Contudo, este não era o debate em que João Ferreira poderia afirmar os seus princípios e propostas mas fê-lo nos outros. João Ferreira partiu da Constituição e da concretização do seu articulado como programa presidencial. Fê-lo, não como uma “cassete”, mas dando-lhe uma dimensão de sonho e de esperança, que jamais havia lido. Na releitura que fiz, motivado pelos debates, encontrei 47 referências a “participação”, 19 a “cooperativa” ou 14 a “cooperação”, e dei por mim a pensar quanto disto temos implementado em Portugal?
A afirmação da Constituição tem vindo a fazer esta candidatura saltar fronteiras partidárias. Parece cada vez mais claro que os tradicionais eleitores do PS irão decidir o seu voto entre Marcelo, Ana Gomes e João Ferreira (já li quem defenda que este é o momento de retribuição do apoio a Soares nas eleições de 1986). A preparação que João Ferreira demonstrou em todos os debates fê-lo conseguir desembaraçar-se da armadilha da ortodoxia que uma esquerda antiga e quezilenta sempre lança. Mais, fê-lo conseguindo não hostilizar as outras candidaturas mas deixando claro que esteve em/com todos os avanços nas posições do PCP, como por exemplo, no que diz respeito às causas LGBTQI. A votação de João Ferreira também traduzirá um sinal do eleitorado para o PCP, que o partido deverá saber interpretar.
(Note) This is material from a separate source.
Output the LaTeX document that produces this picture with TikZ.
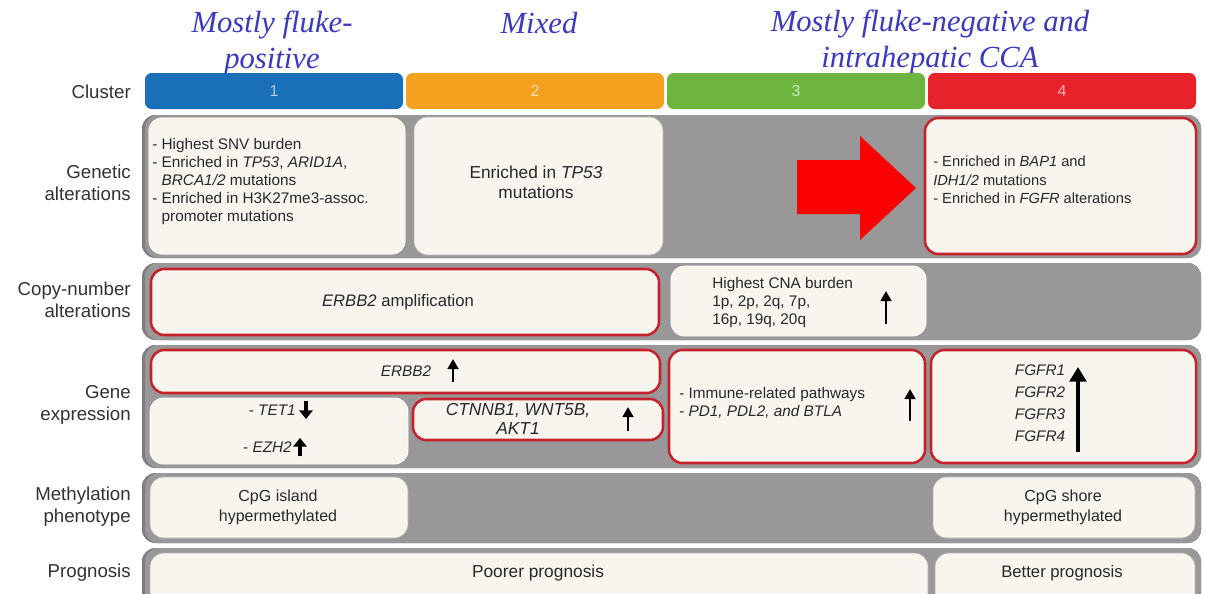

Por fim, não posso deixar de reiterar o meu desejo de que tanto Ana Gomes como Marisa Matias suplantem o número de votos da extrema-direita. Sendo certo que, se não houver segunda volta, os votos em Ana Gomes não terão consequências no dia seguinte às eleições, os votos em Marisa Matias terão uma expressão na forma como o BE sai destas eleições. Do meu campo político espero que todos e todas estejam à altura para o futuro que é preciso construir, por mais nuvens negras que pairem sobre ele.